Dear Albeiro my friend,

Thanks for clarifying about the word "yuon" to our foreign friends who are misinformed about the meaning and the usage of the word. It is very good for a Westerner to clarify such a controversial word to his foreign friends.

About the word "Barang", I am so sorry to hear that you feel offended by its reference. It is true that the word "barang" means "French". However, this term is not racist or pejorative/derogatory in anyway. In fact it is a very nice way of describing all "white" foreigners.

First let me explain the origin/etymology of the word "Barang" which the Thais called "Farang". In the old days, 19th century, the Cambodian language does not have the word to describe the "white people". When Cambodia was colinised by France in 1863,the French people were the first white men the Cambodian have ever seen and they called them "Barang" or "Barang Sess", a derivative of the French words Francais or Francaise. After that, we call any "white people" or anyone who look like French people "Barang" because we don't have any other term to describe them.
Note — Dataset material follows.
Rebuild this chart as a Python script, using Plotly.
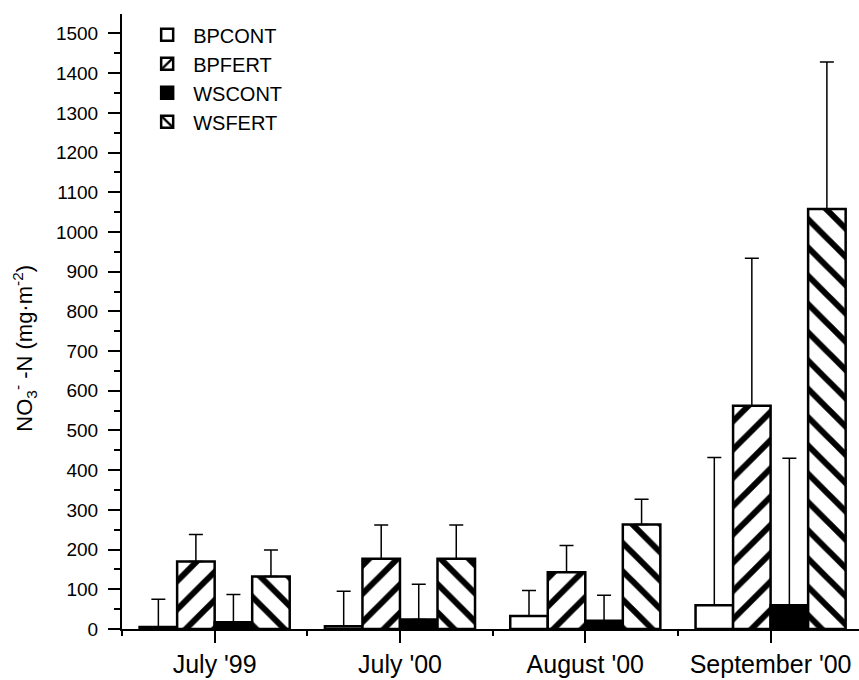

Since then, the word "Barang" has become a colloquial term for any white men, but again, we dont' eamn to be racist or pejorative ot derogatry to ward to white person we called "Barang". It is just a common term we used to call the white men and it is very respectful.

The word "Barang" now, even it derived from the words Francais/Francaise doesn't mean "Frenchman" only. Now we call any white man "Barang", but in a very respectful way, not in any disrespectful way. Like I said, in Thailand the Thai people call all white foreigners "Farang" too and it is not racist or derogatory.

Please rest assured my friend, when people call you "barang", they did so in a very respectful way. No racist, pejorative or derogatory connotations involved.